Gemstone supplier Gemfields has created a solution to promote transparency in the amount of wealth shared by governments when it comes to the private acquisition of natural resources.
Governments of host countries take a certain proportion of finances from natural resource companies, whether through taxes or dividends.
What Gemfields has labelled as ‘The G Factor’ is an equation used to work out a percentage which itself is an indicator of the share of natural resource wealth paid to a host country’s government.
It is for the proportion paid by an individual company – there is not a one-size-fits-all percentage for all companies working with a government.
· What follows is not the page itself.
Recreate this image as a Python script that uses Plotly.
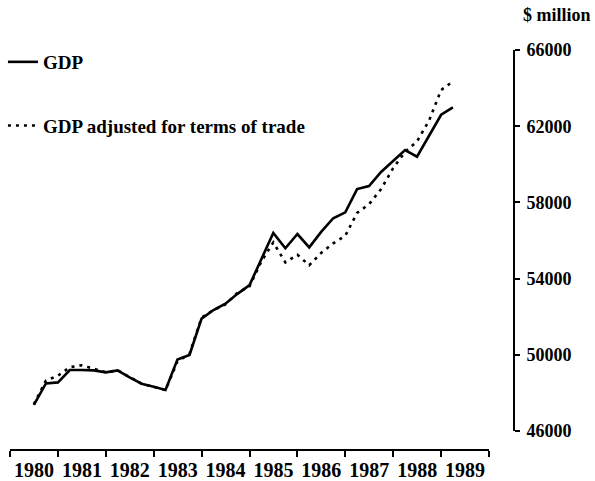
import plotly.graph_objects as go

# Quarterly observations, 1980 Q3 .. 1989 Q2
quarters = [f"{1980 + (6 + 3 * k) // 12}-{(6 + 3 * k) % 12 + 1:02d}-01" for k in range(36)]

gdp = [47370, 48500, 48550, 49200, 49200, 49180, 49080, 49180, 48820, 48480,
       48320, 48150, 49750, 49990, 51900, 52350, 52680, 53200, 53660, 55000,
       56400, 55590, 56340, 55640, 56450, 57170, 57480, 58700, 58860, 59600,
       60200, 60750, 60400, 61500, 62600, 62990]

gdp_tot = [47400, 48650, 48900, 49350, 49450, 49250, 49080, 49180, 48820, 48480,
           48320, 48150, 49650, 50050, 51950, 52350, 52650, 53250, 53600, 54900,
           55900, 54850, 55250, 54700, 55350, 55850, 56250, 57450, 57900, 58700,
           59800, 60650, 61200, 62300, 63900, 64350]

y_ticks = [46000, 50000, 54000, 58000, 62000, 66000]

serif = "Liberation Serif"

fig = go.Figure()
fig.add_trace(go.Scatter(x=quarters, y=gdp, mode="lines", name="GDP",
                         legendgroup="a",
                         line=dict(color="black", width=2.6)))
fig.add_trace(go.Scatter(x=quarters, y=gdp_tot, mode="lines",
                         name="GDP adjusted for terms of trade", legendgroup="b",
                         line=dict(color="black", width=2.6, dash="3px,5px")))

fig.update_layout(
    width=595, height=481,
    margin=dict(l=10, r=81, t=50, b=31, autoexpand=False),
    paper_bgcolor="white", plot_bgcolor="white",
    font=dict(family=serif, color="black"),
    showlegend=True,
    legend=dict(x=-0.014, y=1.0175, xanchor="left", yanchor="top",
                font=dict(family=serif, size=19, color="black", weight="bold"),
                traceorder="grouped", tracegroupgap=36,
                bgcolor="rgba(0,0,0,0)"),
    xaxis=dict(type="date", domain=[0, 479 / 504],
               range=["1980-01-01", "1990-01-01"],
               tick0="1980-01-01", dtick="M12", ticklabelmode="period",
               tickformat="%Y", ticks="outside", ticklen=6, tickwidth=2,
               tickcolor="black", showline=True, linecolor="black",
               linewidth=2, showgrid=False, zeroline=False,
               anchor="free", position=0, automargin=False,
               ticklabelstandoff=-4,
               tickfont=dict(family=serif, size=20, color="black", weight="bold")),
    yaxis=dict(domain=[0.0475, 1], range=[46000, 66000], side="right",
               anchor="free", position=1.0, tickvals=y_ticks,
               tickformat="d", ticks="outside", ticklen=5, tickwidth=2,
               tickcolor="black", showline=True, linecolor="black",
               linewidth=2, showgrid=False, zeroline=False, automargin=False,
               ticklabelstandoff=3,
               tickfont=dict(family=serif, size=18, color="black", weight="bold")),
    annotations=[dict(text="$ million", xref="paper", yref="paper",
                      x=1.0, y=1.0, yshift=23, xanchor="right", xshift=79,
                      yanchor="bottom", showarrow=False,
                      font=dict(family=serif, size=18, color="black", weight="bold"))],
)

fig.write_html("out.html", config={"displayModeBar": False},
               post_script="document.body.style.margin='0px';")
Sean Gilbertson, Gemfields CEO, commented: “In an era witnessing significant strides in transparency and governance, and where extensive reporting on so many facets of corporate activity is already required in the annual reports of public companies, it is surprising that practical parameters allowing more direct insight into, and comparison of, the sharing of natural resource wealth still elude us.
“We invite collaboration, input and support for the adoption of the ‘G-Factor for Natural Resources’ as a step forward.
“We hope it will be voluntarily adopted by other companies, insisted upon by host countries and incorporated into projects such as EITI.”
The ‘G’ in ‘G Factor’ comes from ‘government’, ‘governance’, ‘good practice’ and ‘Gemfields’.